Will The List Of Smart Scan Compatible Objects Keep Growing And Growing?
Neither confessing how I shot off a hasty answer to Tanel, nor specifics about IOT Smart Scan support are the central points of this blog entry. So, just what is my agenda? Primarily, I wanted to remind folks about the fundamental aspect of Exadata regarding indirection and Smart Scan (e.g., chained row, etc) and secondarily, I wanted to point out that the list of objects suitable for Smart Scan is limited for reasons other than feasibility. Time to market is important. I know that. If an object like IOT is not commonly used in the data warehousing use-case it is unnecessary work to implement support for Smart Scan. But therein lies the third hidden agenda item for this post which is to question our continual pondering over the list of objects that support Smart Scan.

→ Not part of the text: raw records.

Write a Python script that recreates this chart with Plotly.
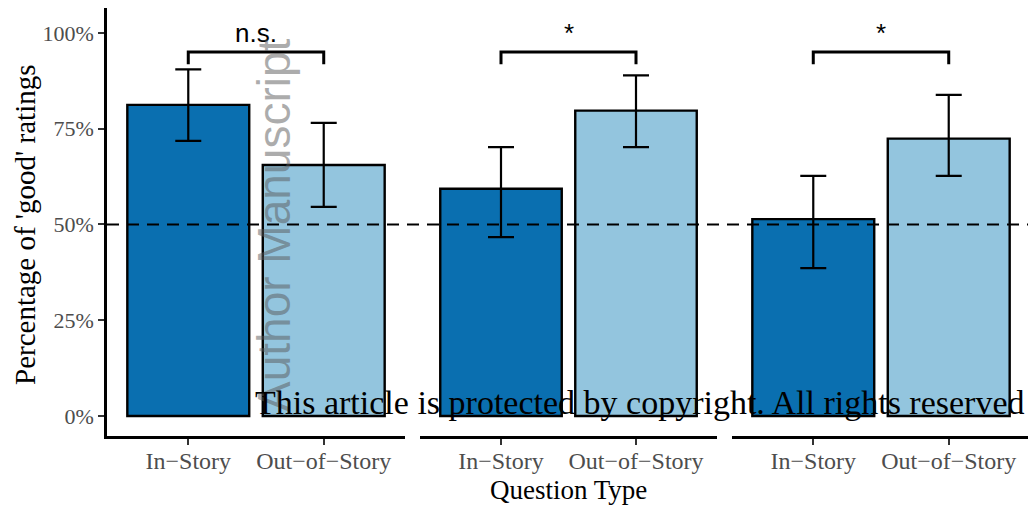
import plotly.graph_objects as go

# Data
question_types = ["In\u2212Story", "Out\u2212of\u2212Story"]
panel_good = [
    [0.812, 0.655],
    [0.593, 0.797],
    [0.514, 0.724],
]
panel_upper = [
    [0.905, 0.765],
    [0.702, 0.889],
    [0.627, 0.838],
]
panel_lower = [
    [0.718, 0.546],
    [0.467, 0.702],
    [0.386, 0.627],
]
sig_labels = ["n.s.", "*", "*"]
bracket_top = 0.95
bracket_leg = 0.918

bar_colors = ["#0a6fb0", "#93c5de"]

# page body adds an 8px margin, so the figure is 8px smaller than the window
pw = 923.0   # plot area width
ph = 428.0   # plot area height
domains = [[0, 298 / pw], [313 / pw, 610 / pw], [625 / pw, 1.0]]


def px(sx):
    return (sx - 107) / pw


def py(sy):
    return (436 - sy) / ph


fig = go.Figure()

for i in range(3):
    xa = "x" if i == 0 else f"x{i + 1}"
    vals = panel_good[i]
    up = [u - v for u, v in zip(panel_upper[i], vals)]
    lo = [v - l for l, v in zip(panel_lower[i], vals)]
    fig.add_trace(go.Bar(
        x=question_types, y=vals, xaxis=xa, yaxis="y",
        width=0.9,
        marker=dict(color=bar_colors, line=dict(color="black", width=2.4)),
        error_y=dict(type="data", array=up, arrayminus=lo, color="black",
                     thickness=2.2, width=13),
        showlegend=False, hoverinfo="skip",
    ))
    # significance bracket
    fig.add_trace(go.Scatter(
        x=[question_types[0], question_types[0], question_types[1], question_types[1]],
        y=[bracket_leg, bracket_top, bracket_top, bracket_leg],
        xaxis=xa, yaxis="y", mode="lines",
        line=dict(color="black", width=3), showlegend=False, hoverinfo="skip",
    ))
    fig.add_annotation(
        x=0.5, y=bracket_top + 0.005, xref=xa, yref="y",
        text=sig_labels[i], showarrow=False, yanchor="bottom",
        font=dict(family="Liberation Sans, Arial", size=26, color="black"),
    )

serif = "Liberation Serif, Times New Roman"
axis_common = dict(
    type="category", range=[-0.6, 1.6], showline=True, linecolor="black",
    linewidth=2.5, ticks="outside", ticklen=6, tickwidth=2, tickcolor="#333333",
    showgrid=False, zeroline=False, automargin=False, ticklabelstandoff=-5,
    tickfont=dict(family=serif, size=24, color="#4d4d4d"),
)
fig.update_layout(
    width=1028, height=500,
    margin=dict(l=99, r=6, t=0, b=72, autoexpand=False),
    plot_bgcolor="white", paper_bgcolor="white",
    bargap=0.1,
    xaxis=dict(domain=domains[0], **axis_common),
    xaxis2=dict(domain=domains[1], anchor="y", **axis_common),
    xaxis3=dict(domain=domains[2], anchor="y", **axis_common),
    yaxis=dict(
        range=[-0.0522, 1.065], tickvals=[0, 0.25, 0.5, 0.75, 1.0],
        ticktext=["0%", "25%", "50%", "75%", "100%"],
        showline=True, linecolor="black", linewidth=2.5, ticks="outside",
        ticklen=6, tickwidth=2, tickcolor="#333333", showgrid=False, zeroline=False,
        automargin=False,
        tickfont=dict(family=serif, size=22, color="#4d4d4d"),
    ),
)

# 50% reference line across all panels
fig.add_shape(type="line", xref="paper", yref="y", x0=0, x1=1,
              y0=0.5, y1=0.5, line=dict(color="black", width=2, dash="12px,8px"), layer="above")

fig.add_annotation(
    x=px(568), y=py(490), xref="paper", yref="paper", xanchor="center", yanchor="middle",
    text="Question Type", showarrow=False,
    font=dict(family=serif, size=27, color="black"),
)
fig.add_annotation(
    x=px(25), y=py(225), xref="paper", yref="paper", textangle=-90,
    xanchor="center", yanchor="middle",
    text="Percentage of 'good' ratings", showarrow=False,
    font=dict(family=serif, size=29, color="black"),
)

# watermark texts
fig.add_annotation(
    x=px(274), y=py(226), xref="paper", yref="paper", textangle=-90,
    xanchor="center", yanchor="middle",
    text="Author Manuscript", showarrow=False,
    font=dict(family="Liberation Sans, Arial", size=46, color="rgba(90,90,90,0.5)"),
)
fig.add_annotation(
    x=px(640), y=py(402), xref="paper", yref="paper", xanchor="center", yanchor="middle",
    text="This article is protected by copyright. All rights reserved", showarrow=False,
    font=dict(family=serif, size=34, color="black"),
)

fig.write_html("out.html")
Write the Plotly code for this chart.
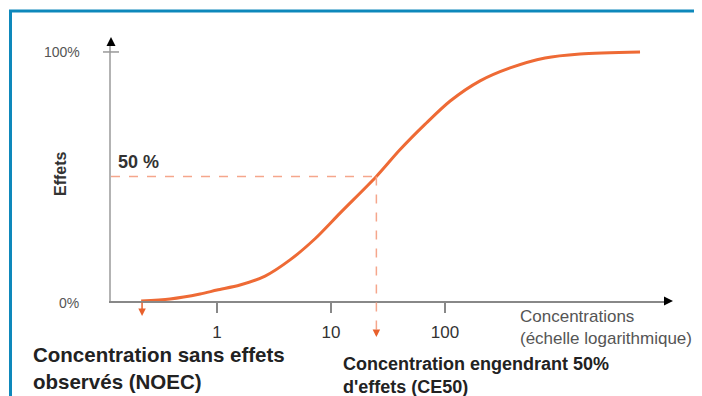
import math
import plotly.graph_objects as go

# ---- data ----
concentration = [0.216, 0.387, 0.71, 1.0, 1.59, 2.64, 4.37, 7.24, 12.0, 25.0,
                 40.0, 67.0, 111.0, 203.0, 372.0, 754.0, 1528.0, 5136.0]
effect_pct = [0.0, 0.8, 2.8, 4.4, 6.4, 10.0, 16.5, 25.0, 35.3, 50.0,
              60.6, 71.0, 80.3, 88.4, 93.6, 97.6, 99.2, 100.0]
x_tick_vals = [1, 10, 100]
x_tick_text = ["1", "10", "100"]
noec = 0.22
ce50 = 25.0
ce50_effect = 50

# ---- layout geometry (page pixels; page body has an 8px margin) ----
OFF = 8
PAGE_W, PAGE_H = 702, 396
W, H = PAGE_W - OFF, PAGE_H - OFF
PLOT_L, PLOT_R, PLOT_T, PLOT_B = 111, 668, 44, 301   # plot area in page pixels
L, T = PLOT_L - OFF, PLOT_T - OFF
R, B = PAGE_W - PLOT_R, PAGE_H - PLOT_B
PW, PH = PLOT_R - PLOT_L, PLOT_B - PLOT_T
XMIN, XMAX = -0.93, 3.956
YMAX = 103.2

def px(x):
    return (x - PLOT_L) / PW

def py(y):
    return (PLOT_B - y) / PH

orange = "#ee6a35"
arrow_col = "#e8602c"
dash_col = "#f5a68c"
blue = "#0e88bb"
font_fam = "Liberation Sans, Arial, sans-serif"

fig = go.Figure()
fig.add_trace(go.Scatter(
    x=concentration, y=effect_pct, mode="lines",
    line=dict(color=orange, width=3, shape="spline", smoothing=0.8),
    hoverinfo="skip", showlegend=False,
))

shapes = [
    # frame
    dict(type="line", xref="paper", yref="paper", x0=px(9), x1=px(702), y0=py(11), y1=py(11),
         line=dict(color=blue, width=3)),
    dict(type="line", xref="paper", yref="paper", x0=px(10.5), x1=px(10.5), y0=py(10), y1=py(400),
         line=dict(color=blue, width=3)),
    # axis arrows
    dict(type="path", xref="paper", yref="paper",
         path=f"M {px(111)},{py(37)} L {px(106.5)},{py(46)} L {px(115.5)},{py(46)} Z",
         fillcolor="black", line=dict(color="black", width=0)),
    dict(type="path", xref="paper", yref="paper",
         path=f"M {px(673)},{py(301)} L {px(664)},{py(296.5)} L {px(664)},{py(305.5)} Z",
         fillcolor="black", line=dict(color="black", width=0)),
    # 100% tick
    dict(type="line", xref="paper", yref="y", x0=px(103), x1=px(119), y0=100, y1=100,
         line=dict(color="#999999", width=1.5)),
    # dashed guides
    dict(type="line", xref="x", yref="y", x0=10 ** XMIN, x1=ce50, y0=ce50_effect, y1=ce50_effect,
         line=dict(color=dash_col, width=1.5, dash="dash")),
    dict(type="line", xref="x", yref="paper", x0=ce50, x1=ce50, y0=ce50_effect / YMAX, y1=py(331),
         line=dict(color=dash_col, width=1.5, dash="dash")),
]

annotations = [
    dict(text="100%", xref="paper", yref="y", x=px(82), y=100, xanchor="right", yanchor="middle",
         showarrow=False, font=dict(size=14, color="#555555", family=font_fam)),
    dict(text="0%", xref="paper", yref="paper", x=px(81), y=py(303), xanchor="right", yanchor="middle",
         showarrow=False, font=dict(size=14, color="#555555", family=font_fam)),
    dict(text="<b>Effets</b>", xref="paper", yref="paper", x=px(60), y=py(174), textangle=-90,
         xanchor="center", yanchor="middle", showarrow=False,
         font=dict(size=16, color="#333333", family=font_fam)),
    dict(text="<b>50 %</b>", xref="paper", yref="paper", x=px(116), y=py(162), xanchor="left",
         yanchor="middle", showarrow=False, font=dict(size=18, color="#333333", family=font_fam)),
    dict(text="Concentrations<br>(échelle logarithmique)", xref="paper", yref="paper",
         x=px(518), y=py(327.5), xanchor="left", yanchor="middle", align="left", showarrow=False,
         font=dict(size=17, color="#555555", family=font_fam)),
    dict(text="<b>Concentration sans effets<br>observés (NOEC)</b>", xref="paper", yref="paper",
         x=px(31), y=py(368), xanchor="left", yanchor="middle", align="left", showarrow=False,
         font=dict(size=20.5, color="#222222", family=font_fam)),
    dict(text="<b>Concentration engendrant 50%<br>d'effets (CE50)</b>", xref="paper", yref="paper",
         x=px(341), y=py(375.5), xanchor="left", yanchor="middle", align="left", showarrow=False,
         font=dict(size=18, color="#222222", family=font_fam)),
    # arrows
    dict(text="", xref="x", yref="paper", x=math.log10(noec), y=py(316), ax=0, ay=-15,
         showarrow=True, arrowhead=2, arrowsize=1, arrowwidth=1.5, arrowcolor=arrow_col),
    dict(text="", xref="x", yref="paper", x=math.log10(ce50), y=py(337), ax=0, ay=-8,
         showarrow=True, arrowhead=2, arrowsize=1, arrowwidth=1.5, arrowcolor=arrow_col),
]

fig.update_layout(
    width=W, height=H,
    margin=dict(l=L, r=R, t=T, b=B, pad=0),
    paper_bgcolor="white", plot_bgcolor="white",
    shapes=shapes, annotations=annotations,
    font=dict(family=font_fam),
    xaxis=dict(type="log", range=[XMIN, XMAX], showgrid=False, zeroline=False,
               showline=True, linecolor="#888888", linewidth=1.5,
               ticks="outside", ticklen=10, tickwidth=1.5, tickcolor="#888888",
               tickvals=x_tick_vals, ticktext=x_tick_text, ticklabelstandoff=5,
               tickfont=dict(size=17, color="#333333", family=font_fam)),
    yaxis=dict(range=[0, YMAX], showgrid=False, zeroline=False,
               showline=True, linecolor="#b3b3b3", linewidth=2,
               showticklabels=False, ticks=""),
)

fig.write_html("out.html")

Offload processing is a good thing. I wonder, is the goal to offload more and more? Some is good, certainly more must be better in a scale-out solution. Could offload support grow to the point where Exadata nears a state of “total offload processing?” Would that be a bad thing? Well, “total offload processing” is, in fact, impossible since cells do not contain discrete segments of data but instead the scattering of data I wrote about above. However, more can be offloaded. The question is just how far does that go and what does it mean in architectural terms? Humor me for another moment in this “total offload processing” train of thought.
If, over time, “everything”—or even nearly “everything”—is offloaded to the Exadata Storage Servers there may be two problems. First, offloading more and more to the cells means the query-processing responsibility in the database grid is systematically reduced. What does that do to the architecture? Second, if the goal is to pursue offloading more and more, the eventual outcome gets dangerously close to “total offload processing.” But, is that really dangerous?
So let me ask: In this hypothetical state of “total offload processing” to Exadata Storage Servers (that do not share data by the way), isn’t the result a shared-nothing MPP? Some time back I asked myself that very question and the answer I came up with put in motion a series of events leading to a significant change in my professional career. I’ll blog about that as soon as I can.